Il fallait une certaine audace pour demander, le jour même de l’annonce du plan Eau du gouvernement, le maintien d’un pesticide responsable d’une vaste contamination des nappes phréatiques : Marc Fesneau l’a eue. S’exprimant au congrès annuel de la Fédération nationale des syndicats d’exploitants agricoles (FNSEA), qui s’est tenu du 28 au 30 mars à Angers (Maine-et-Loire), le ministre de l’agriculture et de la souveraineté alimentaire a annoncé avoir demandé à l’Agence nationale de sécurité sanitaire de l’alimentation, de l’environnement et du travail (Anses) de réévaluer sa décision sur
le S-métolachlor. L’agence avait annoncé, le 15 février, sa décision de suspendre les principaux usages de cet herbicide. La raison de cette interdiction est simple. Elle tient à l’application de la réglementation européenne: les produits de dégradation de cette substance - cancérogène suspectée – sont retrouvés à des taux non réglementaires dans les eaux souterraines et polluent l’eau distribuée à plusieurs millions de Français. Après avoir tenté, sans succès, de réduire ces taux de contamination en diminuant les doses autorisées, l’Anses n’a eu d’autre choix que d’annoncer qu’elle suspendait les usages majeurs de ce produit ;les prérogatives d’autorisation et de retrait des pesticides, des médicaments vétérinaires et des biocides appartiennent en effet à l’agence depuis la loi de 2014 sur l’agriculture et l’alimentation.
Pression inédite
M. Fesneau a justifié sa sortie en arguant que cette décision « n’est pas alignée sur le calendrier européen », induisant une distorsion de concurrence. Le ministre et ses services ne peuvent pourtant ignorer que les conclusions de l’Anses ont été confirmées par les agences européennes et que les jours du S-métolachlore sont – sauf entorse au droit de l’Union – désormais comptés sur l’ensemble du continent.

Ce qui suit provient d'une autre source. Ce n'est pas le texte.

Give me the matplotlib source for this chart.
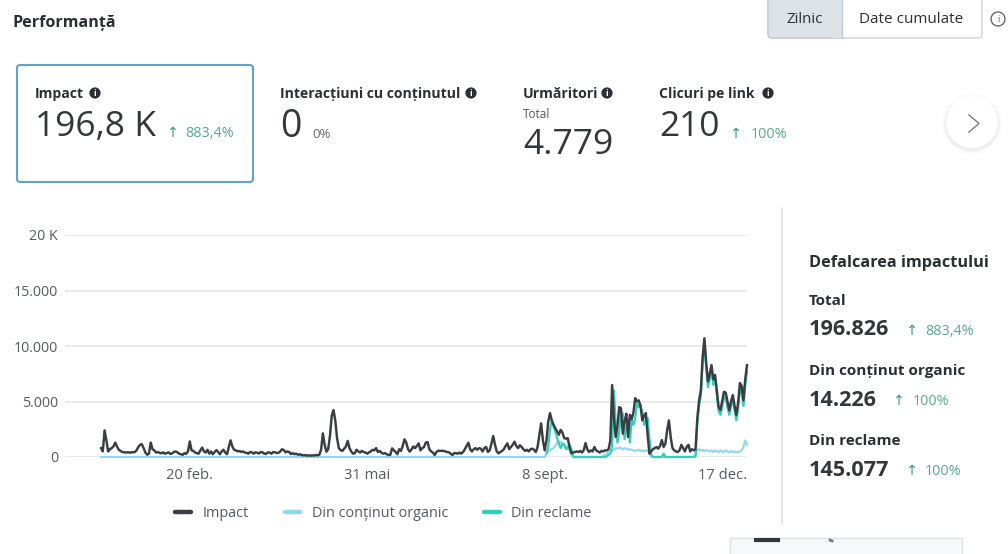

L’agence française aura fait simplement preuve de célérité pour préserver la santé et l’environnement, ne devançant, selon toute vraisemblance, le calendrier européen que de quelques semaines.
A l’Anses, les propos du ministre ont été reçus, avec sidération, comme une grave ingérence du pouvoir politique sur l’expertise. Le ministre ne peut ignorer que la stricte application du droit ne permet pas au directeur général de l’Anses de surseoir à une décision de gestion de risques sanitaires ou environnementaux pour des raisons industrielles. Au reste, la Cour de justice de l’Union européenne l’a rappelé dans un arrêt du 19 janvier : en matière de pesticides, les impératifs de santé et de respect de l’environnement priment, au moins en théorie, sur les impératifs de production.